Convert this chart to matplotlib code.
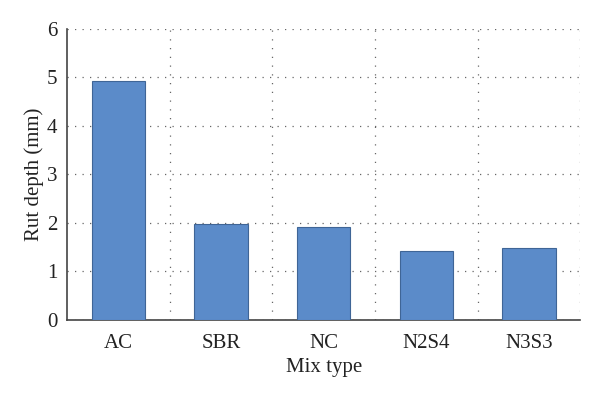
import numpy as np
import matplotlib
matplotlib.use("Agg")
import matplotlib.pyplot as plt

plt.rcParams['font.family'] = ['Liberation Serif', 'DejaVu Serif']

# rut depth per mix type
mixes = ["AC", "SBR", "NC", "N2S4", "N3S3"]
rut_depth = [4.93, 1.98, 1.92, 1.43, 1.48]
yticks = [0, 1, 2, 3, 4, 5, 6]

fig = plt.figure(figsize=(6, 3.96), dpi=100)
ax = fig.add_axes([0.112, 0.192, 0.855, 0.735])

x = np.arange(len(mixes))
ax.bar(x, rut_depth, width=0.52, color="#5b8bc9", edgecolor="#3f6596", linewidth=0.8, zorder=3)

ax.set_xlim(-0.5, len(mixes) - 0.5)
ax.set_ylim(0, 6)
ax.set_yticks(yticks)
ax.set_xticks(x)
ax.set_xticklabels(mixes)

# dotted grid at category boundaries and integer depths
ax.set_xticks(np.arange(len(mixes)) + 0.5, minor=True)
ax.grid(axis="x", which="minor", linestyle=(0, (1, 6)), color="#666666", linewidth=0.9)
ax.grid(axis="y", which="major", linestyle=(0, (1, 5)), color="#666666", linewidth=0.9)
ax.tick_params(which="both", length=0, labelsize=15, colors="#222222")
ax.tick_params(axis="y", pad=7)
ax.tick_params(axis="x", pad=10)

for s in ["top", "right"]:
    ax.spines[s].set_visible(False)
for s in ["left", "bottom"]:
    ax.spines[s].set_color("#444444")
    ax.spines[s].set_linewidth(1.2)

ax.set_xlabel("Mix type", fontsize=15, color="#222222", labelpad=4)
ax.set_ylabel("Rut depth (mm)", fontsize=15, color="#222222", labelpad=2)

fig.savefig("out.png", dpi=100)
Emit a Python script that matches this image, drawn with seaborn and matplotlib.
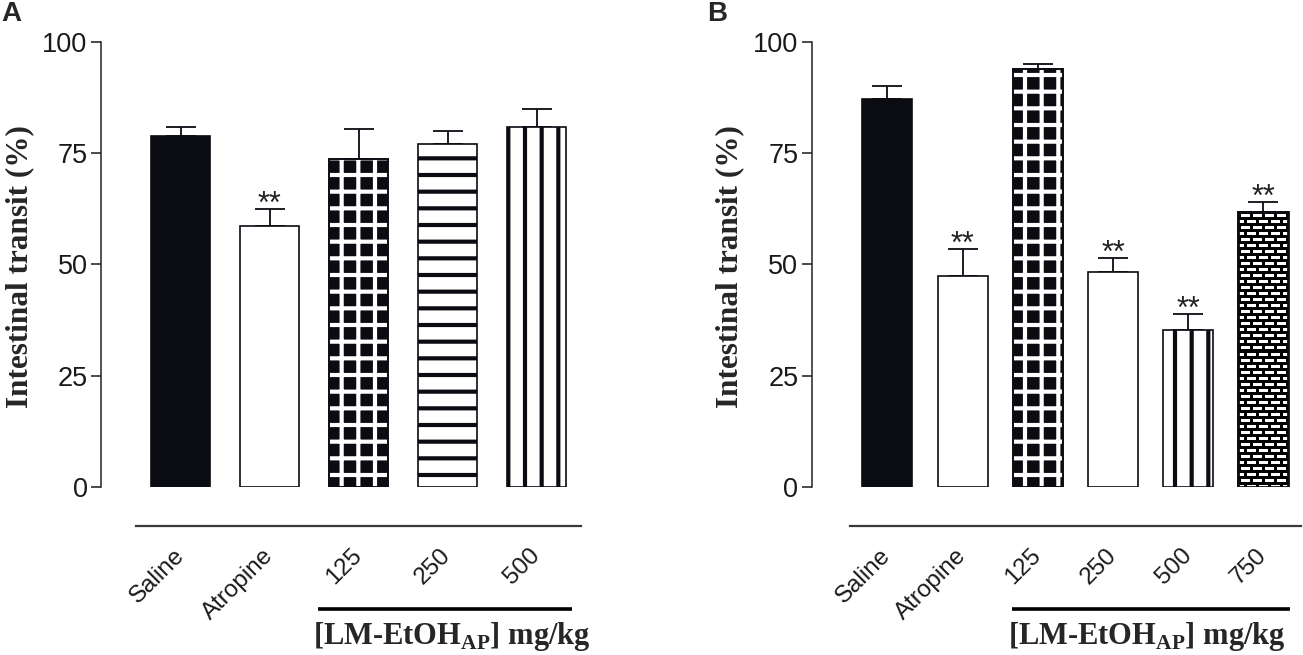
import numpy as np
import pandas as pd
import seaborn as sns
import matplotlib.pyplot as plt
from matplotlib.patches import Rectangle
from matplotlib.transforms import blended_transform_factory


# Painel A
groups_a = ["Saline", "Atropine", "125", "250", "500"]
transit_a = [78.8, 58.6, 73.7, 77.0, 80.8]
sem_a = [2.1, 3.8, 6.6, 3.0, 4.0]
stars_a = ["", "**", "", "", ""]
fill_a = ["solid", "open", "grid", "hlines", "vlines"]

# Painel B
groups_b = ["Saline", "Atropine", "125", "250", "500", "750"]
transit_b = [87.1, 47.4, 93.9, 48.2, 35.2, 61.8]
sem_b = [3.0, 6.0, 1.2, 3.2, 3.6, 2.2]
stars_b = ["", "**", "", "**", "**", "**"]
fill_b = ["solid", "open", "grid", "open", "vlines", "brick"]

dose_label = r"[LM-EtOH$_\mathrm{AP}$] mg/kg"

sns.set_style("ticks")
plt.rcParams["font.family"] = ["Liberation Sans", "DejaVu Sans"]
plt.rcParams["hatch.linewidth"] = 3.0
plt.rcParams["mathtext.fontset"] = "custom"
plt.rcParams["mathtext.rm"] = "Liberation Serif:bold"
plt.rcParams["mathtext.bf"] = "Liberation Serif:bold"

INK = "#0b0c12"


# textura de tijolos para a barra de 750 mg/kg
def brick(ax, bar):
    x0, y0 = bar.get_x(), bar.get_y()
    x1, y1 = x0 + bar.get_width(), y0 + bar.get_height()
    (px0, py0), (px1, py1) = ax.transData.transform([(x0, y0), (x1, y1)])
    w, h = int(round(px1 - px0)), int(round(py1 - py0))
    rows = np.arange(h)[:, None]
    cols = np.arange(w)[None, :]
    shift = (rows // 6) % 2 * 6
    mortar = ((rows % 6) < 3) | (((cols + shift) % 12) < 3)
    img = np.where(mortar, 0.0, 1.0)
    ax.imshow(img, cmap="gray", vmin=0, vmax=1, extent=(x0, x1, y0, y1),
              origin="upper", interpolation="nearest", aspect="auto",
              zorder=bar.get_zorder() + 0.05)
    ax.add_patch(Rectangle((x0, y0), x1 - x0, y1 - y0, fill=False,
                           edgecolor=INK, lw=2.0, zorder=bar.get_zorder() + 0.1))


def style_bars(ax, bars, fills):
    for bar, kind in zip(bars, fills):
        bar.set_edgecolor(INK)
        bar.set_linewidth(1.2)
        if kind == "solid":
            bar.set_facecolor(INK)
        elif kind == "open":
            bar.set_facecolor("white")
        elif kind == "hlines":
            bar.set_facecolor("white")
            bar.set_hatch("-")
        elif kind == "vlines":
            bar.set_facecolor("white")
            bar.set_hatch("|")
        elif kind == "grid":
            bar.set_facecolor(INK)
            bar.set_edgecolor("white")
            bar.set_hatch("+")
            bar.set_linewidth(0)
            ax.add_patch(Rectangle((bar.get_x(), bar.get_y()), bar.get_width(),
                                   bar.get_height(), fill=False, edgecolor=INK,
                                   lw=1.4, zorder=bar.get_zorder() + 0.1))
        elif kind == "brick":
            bar.set_facecolor(INK)
            brick(ax, bar)


def panel(ax, groups, transit, sem, stars, fills, span, label_x):
    n = len(groups)
    df = pd.DataFrame({"group": groups, "transit": transit})
    sns.barplot(data=df, x="group", y="transit", hue="group",
                palette=["black"] * n, legend=False, width=0.665,
                errorbar=None, saturation=1, ax=ax)
    bars = list(ax.patches)
    ax.set_xlim(-(label_x), n - 0.48)
    ax.set_ylim(0, 100)

    centers = [b.get_x() + b.get_width() / 2 for b in bars]
    ax.errorbar(centers, transit, yerr=[np.zeros(n), sem], fmt="none",
                ecolor=INK, elinewidth=1.3, capsize=10.5, capthick=1.3, zorder=0.5)
    style_bars(ax, bars, fills)

    for c, t, s, st in zip(centers, transit, sem, stars):
        if st:
            ax.text(c, t + s - 0.8, st, ha="center", va="baseline",
                    fontsize=22, color="#222222")

    # eixos no estilo GraphPad
    sns.despine(ax=ax)
    ax.spines["bottom"].set_position(("outward", 28))
    ax.spines["bottom"].set_bounds(-0.5, n - 0.5)
    ax.spines["bottom"].set_linewidth(1.6)
    ax.spines["bottom"].set_color("#3a3a3a")
    ax.spines["left"].set_linewidth(1.1)
    ax.spines["left"].set_color("#222222")
    ax.spines["left"].set_bounds(0, 100)

    ax.set_yticks([0, 25, 50, 75, 100])
    ax.tick_params(axis="y", length=7.5, width=1.1, pad=2, labelsize=19.5,
                   colors="#1a1a1a")
    ax.tick_params(axis="x", length=0, pad=19, labelsize=17.5, colors="#1a1a1a")
    for lab in ax.get_xticklabels():
        lab.set_rotation(45)
        lab.set_ha("right")
        lab.set_va("center")
        lab.set_rotation_mode("anchor")

    ax.set_xlabel("")
    ax.set_ylabel("Intestinal transit (%)", family="Liberation Serif",
                  weight="bold", fontsize=22.5)
    ax.yaxis.set_label_coords(-0.137, 0.495)

    # barra da dose do extrato
    tr = blended_transform_factory(ax.transData, ax.transAxes)
    ax.plot(span, [-0.275, -0.275], color="black", lw=2.6, transform=tr,
            clip_on=False, solid_capstyle="butt")
    ax.text(span[0] - 0.05, -0.352, dose_label, transform=tr, ha="left",
            va="baseline", family="Liberation Serif", weight="bold", fontsize=22)


fig = plt.figure(figsize=(13.03, 6.55), dpi=100)
ax_a = fig.add_axes([0.0773, 0.2565, 0.3701, 0.6798])
ax_b = fig.add_axes([0.6228, 0.2565, 0.3768, 0.6798])

panel(ax_a, groups_a, transit_a, sem_a, stars_a, fill_a, (1.54, 4.40), 0.9)
panel(ax_b, groups_b, transit_b, sem_b, stars_b, fill_b, (1.66, 5.35), 1.01)

fig.text(0.001, 0.998, "A", ha="left", va="top", fontsize=20, weight="bold")
fig.text(0.543, 0.998, "B", ha="left", va="top", fontsize=20, weight="bold")

plt.savefig("out.png", dpi=100)
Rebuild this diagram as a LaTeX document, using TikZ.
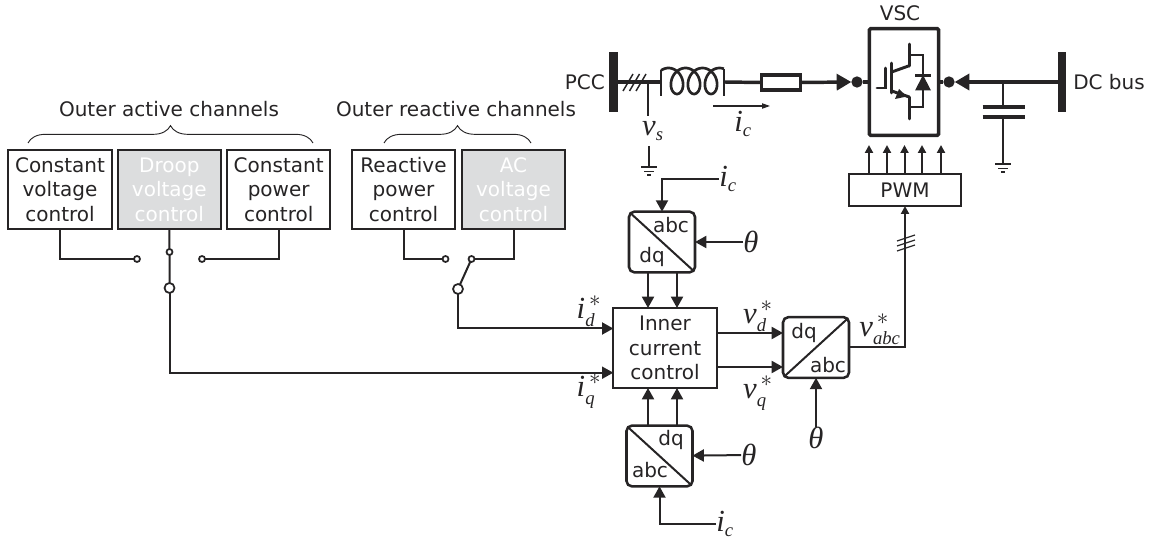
\documentclass[tikz,border=0pt]{standalone}
\usepackage{fontspec}
\setmainfont{DejaVu Sans}
\newfontfamily\symfamily{Liberation Serif}
\newcommand{\sv}[1]{\mbox{\symfamily\itshape #1}}
\newcommand{\sx}[1]{\mbox{\fontsize{14}{16}\selectfont\symfamily\itshape #1}}
\usetikzlibrary{arrows.meta,positioning,decorations.pathreplacing}
\definecolor{ink}{RGB}{38,36,37}
\definecolor{shade}{RGB}{220,221,222}
\tikzset{
  ctrl/.style={draw=ink,line width=1.3pt,fill=white,text=ink,minimum width=77.5pt,minimum height=59.5pt,
    inner sep=0pt,outer sep=0pt,align=center,font=\fontsize{15}{18.4}\selectfont},
  ctrloff/.style={ctrl,fill=shade,text=white},
  conv/.style={draw=ink,line width=1.9pt,rounded corners=4pt,minimum width=49.5pt,minimum height=45.5pt,inner sep=0pt,outer sep=0pt},
  convtext/.style={text=ink,inner sep=0pt,font=\fontsize{15}{18}\selectfont},
  plain/.style={text=ink,inner sep=0pt,font=\fontsize{15}{18}\selectfont},
  sym/.style={text=ink,inner sep=0pt,font=\fontsize{23}{26}\selectfont},
  contact/.style={circle,draw=ink,line width=1.3pt,fill=white,inner sep=0pt,outer sep=0pt,minimum size=4.5pt},
  pole/.style={circle,draw=ink,line width=1.3pt,fill=white,inner sep=0pt,outer sep=0pt,minimum size=7.5pt},
  wire/.style={draw=ink,line width=1.5pt},
  sig/.style={wire,-{Triangle[length=8.5pt,width=9pt]}},
  gate/.style={wire,-{Triangle[length=6pt,width=6pt]}},
  power/.style={draw=ink,line width=2.6pt},
  bus/.style={fill=ink,inner sep=0pt,outer sep=0pt,minimum width=6.5pt,minimum height=45pt},
  earth/.style={draw=ink,line width=1pt},
  overbrace/.style={draw=ink,line width=.7pt,decorate,decoration={brace,amplitude=13pt}}
}
\begin{document}
\begin{tikzpicture}[x=0.75pt,y=-0.75pt]
\useasboundingbox (0,0) rectangle (1160,541);

% outer channels
\node[ctrl] (CV) at (60,189.5) {Constant\\voltage\\control};
\node[ctrloff,right=4.5pt of CV] (DV) {Droop\\voltage\\control};
\node[ctrl,right=4.5pt of DV] (CP) {Constant\\power\\control};
\node[ctrl] (RP) at (403.5,189.5) {Reactive\\power\\control};
\node[ctrloff,right=5pt of RP] (AV) {AC\\voltage\\control};

\node[plain] (Tactive) at (169,109) {Outer active channels};
\node[plain] (Treactive) at (456,109) {Outer reactive channels};
\coordinate (Ba1) at (28,143);
\coordinate (Ba2) at (313,143);
\coordinate (Br1) at (384,143);
\coordinate (Br2) at (531,143);
\draw[overbrace] (Ba1) -- (Ba2);
\draw[overbrace] (Br1) -- (Br2);

% selector switches
\node[contact] (S1) at (137,259) {};
\node[contact] (S2) at (169.5,252) {};
\node[contact] (S3) at (202,259) {};
\node[pole] (P1) at (169.5,288) {};
\node[contact] (S4) at (445.5,259) {};
\node[contact] (S5) at (471.5,259) {};
\node[pole] (P2) at (458,289) {};
\draw[wire] (CV.south) |- (S1);
\draw[wire] (DV.south) -- (S2) -- (P1);
\draw[wire] (CP.south) |- (S3);
\draw[wire] (RP.south) |- (S4);
\draw[wire] (AV.south) |- (S5);
\draw[wire] (S5) -- (P2);

% inner loop
\node[ctrl,minimum height=60pt] (ICC) at (665,348) {Inner\\current\\control};
\coordinate (Id) at (ICC.west |- 0,328.5);
\coordinate (Iq) at (ICC.west |- 0,372.7);
\draw[sig] (P2) |- (Id);
\draw[sig] (P1) |- (Iq);
\node[sym] (Lid) at (589,311) {$\sv{i}_{\sx{d}}^{\,*}$};
\node[sym] (Liq) at (589,391) {$\sv{i}_{\sx{q}}^{\,*}$};

% abc/dq blocks
\node[conv] (ConvT) at (662,242) {};
\node[conv] (ConvB) at (659.5,456) {};
\node[conv] (ConvR) at (816,347.5) {};
\draw[wire] ([xshift=1.5pt,yshift=-1.5pt]ConvT.north west) -- ([xshift=-1.5pt,yshift=1.5pt]ConvT.south east);
\draw[wire] ([xshift=1.5pt,yshift=-1.5pt]ConvB.north west) -- ([xshift=-1.5pt,yshift=1.5pt]ConvB.south east);
\draw[wire] ([xshift=1.5pt,yshift=1.5pt]ConvR.south west) -- ([xshift=-1.5pt,yshift=-1.5pt]ConvR.north east);
\node[convtext] (Tabc) at (671,225) {abc};
\node[convtext] (Tdq) at (652,257) {dq};
\node[convtext] (Bdq) at (671,440) {dq};
\node[convtext] (Babc) at (650,470) {abc};
\node[convtext] (Rdq) at (804,333) {dq};
\node[convtext] (Rabc) at (828,365) {abc};

% measurements and angle
\node[sym] (Lic1) at (728,179) {$\sv{i}_{\sx{c}}$};
\node[sym] (Lic2) at (725,524) {$\sv{i}_{\sx{c}}$};
\node[sym] (Lth1) at (751,242) {$\sv{θ}$};
\node[sym] (Lth2) at (749,455) {$\sv{θ}$};
\node[sym] (Lth3) at (816,438) {$\sv{θ}$};
\draw[sig] (Lic1.west) -| (ConvT.north);
\draw[sig] (Lic2.west) -| (ConvB.south);
\draw[sig] (Lth1) -- (ConvT);
\draw[sig] (Lth2) -- (ConvB);
\draw[sig] (Lth3) -- (ConvR);
\foreach \X in {648,677}
{
  \draw[sig] (\X,272) -- (\X,308);
  \draw[sig] (\X,425) -- (\X,388);
}
\draw[sig] (717,333) -- (783,333);
\draw[sig] (717,367) -- (783,367);
\node[sym] (Lvd) at (758,316) {$\sv{v}_{\sx{d}}^{\,*}$};
\node[sym] (Lvq) at (758,393) {$\sv{v}_{\sx{q}}^{\,*}$};
\node[sym] (Lvabc) at (880,329) {$\sv{v}_{\sx{abc}}^{\,*}$};

% modulator
\node[ctrl,minimum width=84pt,minimum height=24pt] (PWM) at (905,190) {PWM};
\draw[gate] (ConvR.east) -| (PWM.south);
\foreach \Y in {238,243,248}
{\draw[wire,line width=.9pt] (897,\Y+3) -- (915,\Y-3);}
\foreach \X in {869,887,904.5,922,941}
{\draw[gate] (\X,174) -- (\X,145);}

% converter
\node[draw=ink,line width=2.7pt,rounded corners=1pt,minimum width=52pt,minimum height=80pt,inner sep=0pt,outer sep=0pt] (VSC) at (904,82) {};
\node[plain] (LVSC) at (900,13) {VSC};
\begin{scope}[power,line width=2.2pt]
  \draw[line cap=round] (885.7,68) -- (885.7,88) -- (877,88);
  \draw[line cap=round] (891.7,63) -- (891.7,93);
  \draw (891.7,72) -- (909.3,65.7);
  \draw[line cap=round] (909.3,44) -- (909.3,66);
  \draw (891.7,91) -- (909.3,97);
  \draw[line cap=round] (909.3,97) -- (909.3,119);
  \draw[line width=1.6pt] (909.3,55) -- (922.7,55) -- (922.7,107) -- (909.3,107);
  \draw[line width=1.6pt] (915,75.5) -- (931,75.5);
\end{scope}
\fill[ink] (915,90.5) -- (931,90.5) -- (923,75) -- cycle;
\fill[ink] (907,96.5) -- (895,99) -- (899,89) -- cycle;

% ac side
\node[bus,label={[plain,name=LPCC,xshift=-3pt]left:PCC}] (PCCbar) at (613.5,82) {};
\coordinate (Lin) at (661,82);
\coordinate (Lout) at (724,82);
\draw[power] (PCCbar) -- (Lin);
\draw[power,line width=2pt] plot[smooth,samples=120,domain=-35:1100,variable=\t]
  ({668.5+\t/360*17+10*sin(\t)},{81-13*cos(\t)});
\draw[power,line width=2pt] (Lin) ++(0,-12) -- ++(0,26);
\draw[power,line width=2pt] (Lout) ++(0,-13) -- ++(0,27);
\node[draw=ink,line width=2.6pt,minimum width=29.5pt,minimum height=11.5pt,inner sep=0pt,outer sep=0pt] (Rf) at (781,82.5) {};
\node[circle,fill=ink,inner sep=0pt,outer sep=0pt,minimum size=8.5pt] (DotL) at (857,82) {};
\draw[power] (Lout) -- (Rf.west);
\draw[power,-{Triangle[length=11pt,width=12pt]}] (Rf.east) -- (DotL.west);
\draw[power] (DotL) -- (VSC.west);
\foreach \Y in {-8,-1.5,5}
{\draw[wire,line width=1.1pt] (631+\Y,91) -- (641+\Y,74);}
\coordinate (Vtap) at (648,82);
\coordinate (Vend) at (648,116);
\draw[wire,line width=.9pt] (Vtap) -- (Vend);
\node[sym] (Lvs) at (653,131) {$\sv{v}_{\sx{s}}$};
\coordinate (Gnd1) at (649,167);
\coordinate (Gtop1) at (649,146);
\draw[wire] (Gtop1) -- (Gnd1);
\draw[earth] (641,167) -- (657,167) (644,171.5) -- (654,171.5) (647,175) -- (651,175);
\coordinate (Iarrow1) at (713,106);
\coordinate (Iarrow2) at (770,106);
\draw[wire,line width=.8pt,-{Triangle[length=6pt,width=4pt]}] (Iarrow1) -- (Iarrow2);
\node[sym] (Lic3) at (743,124) {$\sv{i}_{\sx{c}}$};

% dc side
\node[bus,label={[plain,name=LDC,xshift=5pt]right:DC bus}] (DCbar) at (1062,82) {};
\node[circle,fill=ink,inner sep=0pt,outer sep=0pt,minimum size=8.5pt] (DotR) at (949,82) {};
\draw[power] (VSC.east) -- (DotR);
\draw[power,-{Triangle[length=11pt,width=12pt]}] (DCbar) -- (DotR.east);
\coordinate (Cap) at (1003,82);
\coordinate (Cup) at (1003,107);
\coordinate (Cdn) at (1003,117);
\coordinate (Gnd2) at (1003,164);
\draw[wire,line width=1.9pt] (Cap) -- (Cup);
\draw[wire,line width=1.9pt] (Cdn) -- (1003,143);
\draw[wire] (1003,143) -- (Gnd2);
\draw[draw=ink,line width=3.6pt] (982.5,107) -- (1025,107) (982.5,117) -- (1025,117);
\draw[earth] (995,164) -- (1011,164) (998,168.5) -- (1008,168.5) (1001,172) -- (1005,172);
\end{tikzpicture}
\end{document}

+===+

▶ **Problem description**
Repeat the lines exactly as they stand, from the opening line of the data through the line with "ax = fig.add_axes([0.112, 0.192, 0.855, 0.735])". Pictures stay out of the copy.

▶ **Solution for this problem**
Convert this chart to matplotlib code.
import numpy as np
import matplotlib
matplotlib.use("Agg")
import matplotlib.pyplot as plt

plt.rcParams['font.family'] = ['Liberation Serif', 'DejaVu Serif']

# rut depth per mix type
mixes = ["AC", "SBR", "NC", "N2S4", "N3S3"]
rut_depth = [4.93, 1.98, 1.92, 1.43, 1.48]
yticks = [0, 1, 2, 3, 4, 5, 6]

fig = plt.figure(figsize=(6, 3.96), dpi=100)
ax = fig.add_axes([0.112, 0.192, 0.855, 0.735])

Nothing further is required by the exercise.